**TASK BRIEF:** Return the lines below exactly, from the first line to the line that contains "minimum height=115pt] (chris)". Leave out pictures.

**MATERIAL:**
## START

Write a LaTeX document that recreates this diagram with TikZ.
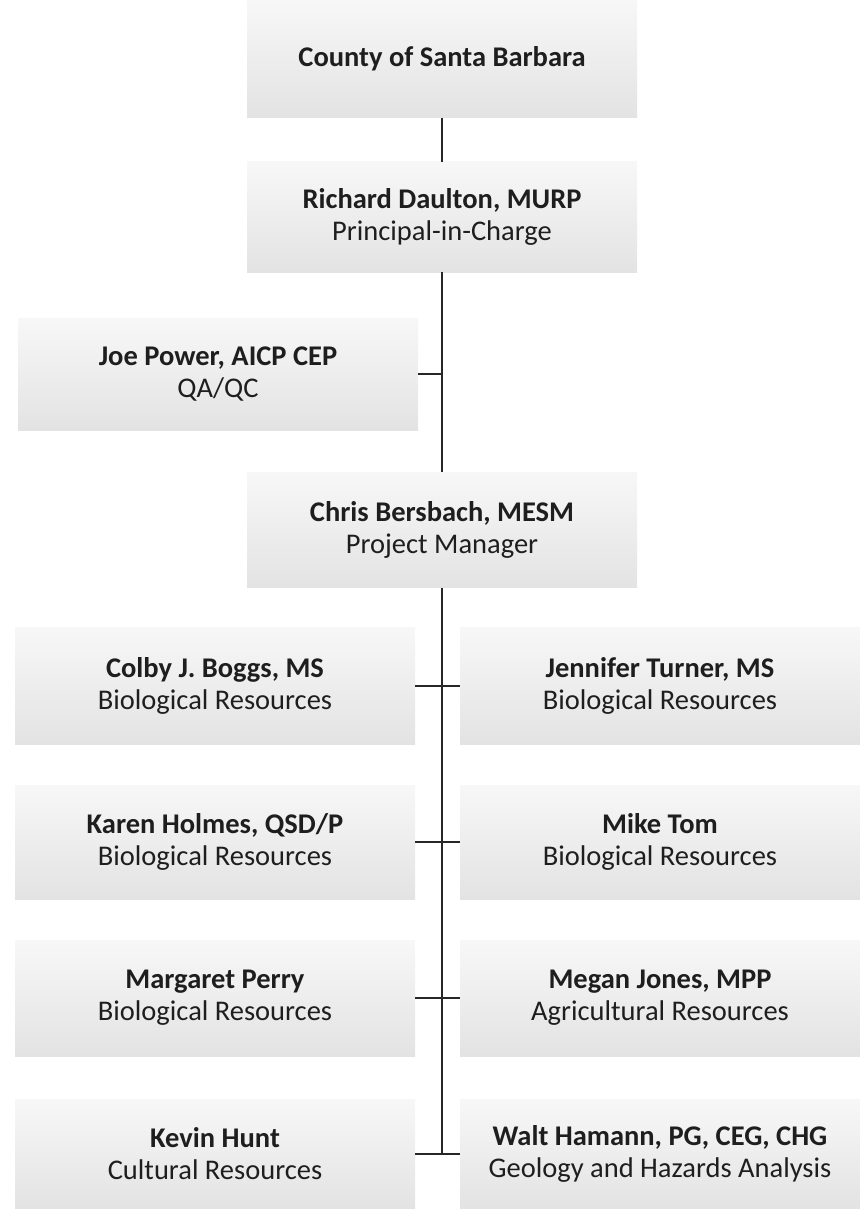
\documentclass[tikz,border=0pt]{standalone}
\usepackage{fontspec}
\setmainfont{Carlito}
\definecolor{txt}{HTML}{1E1E1E}
\tikzset{
  box/.style={draw=none, top color=gray!6, bottom color=gray!22, inner sep=0pt,
    align=center, text=txt, font=\fontsize{28.5}{32}\selectfont},
  wide/.style={box, minimum width=390pt},
  colbox/.style={box, minimum width=400pt},
  link/.style={line width=1.6pt, black!85}
}
\begin{document}
\begin{tikzpicture}[x=1pt,y=-1pt]
\useasboundingbox (0,0) rectangle (859,1209);
\node[wide, minimum height=118pt] (county) at (442,59) {\textbf{County of Santa Barbara}};
\node[wide, minimum height=110pt] (richard) at (442,217) {\textbf{Richard Daulton, MURP}\\Principal-in-Charge};
\node[colbox, minimum height=112pt] (joe) at (218,374) {\textbf{Joe Power, AICP CEP}\\QA/QC};
\node[wide, minimum height=115pt] (chris) at (442,530) {\textbf{Chris Bersbach, MESM}\\Project Manager};

\node[colbox, minimum height=117pt] (colby) at (215,686) {\textbf{Colby J. Boggs, MS}\\Biological Resources};
\node[colbox, minimum height=117pt] (jennifer) at (660,686) {\textbf{Jennifer Turner, MS}\\Biological Resources};
\node[colbox, minimum height=114pt] (karen) at (215,842) {\textbf{Karen Holmes, QSD/P}\\Biological Resources};
\node[colbox, minimum height=114pt] (mike) at (660,842) {\textbf{Mike Tom}\\Biological Resources};
\node[colbox, minimum height=116pt] (margaret) at (215,998) {\textbf{Margaret Perry}\\Biological Resources};
\node[colbox, minimum height=116pt] (megan) at (660,998) {\textbf{Megan Jones, MPP}\\Agricultural Resources};
\node[colbox, minimum height=110pt] (kevin) at (215,1154) {\textbf{Kevin Hunt}\\Cultural Resources};
\node[colbox, minimum height=110pt] (walt) at (660,1154) {\textbf{Walt Hamann, PG, CEG, CHG}\\Geology and Hazards Analysis};

\draw[link] (county.south) -- (richard.north);
\draw[link] (richard.south) -- (chris.north);
\draw[link] (joe.east) -- (joe.east -| richard.south);
\coordinate (spineend) at (kevin.east -| chris.south);
\draw[link] (chris.south) -- (spineend);
\draw[link] (colby.east) -- (jennifer.west);
\draw[link] (karen.east) -- (mike.west);
\draw[link] (margaret.east) -- (megan.west);
\draw[link] (kevin.east) -- (walt.west);
\end{tikzpicture}
\end{document}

## END

**SOLUTION:**
Write a LaTeX document that recreates this diagram with TikZ.
\documentclass[tikz,border=0pt]{standalone}
\usepackage{fontspec}
\setmainfont{Carlito}
\definecolor{txt}{HTML}{1E1E1E}
\tikzset{
  box/.style={draw=none, top color=gray!6, bottom color=gray!22, inner sep=0pt,
    align=center, text=txt, font=\fontsize{28.5}{32}\selectfont},
  wide/.style={box, minimum width=390pt},
  colbox/.style={box, minimum width=400pt},
  link/.style={line width=1.6pt, black!85}
}
\begin{document}
\begin{tikzpicture}[x=1pt,y=-1pt]
\useasboundingbox (0,0) rectangle (859,1209);
\node[wide, minimum height=118pt] (county) at (442,59) {\textbf{County of Santa Barbara}};
\node[wide, minimum height=110pt] (richard) at (442,217) {\textbf{Richard Daulton, MURP}\\Principal-in-Charge};
\node[colbox, minimum height=112pt] (joe) at (218,374) {\textbf{Joe Power, AICP CEP}\\QA/QC};
\node[wide, minimum height=115pt] (chris) at (442,530) {\textbf{Chris Bersbach, MESM}\\Project Manager};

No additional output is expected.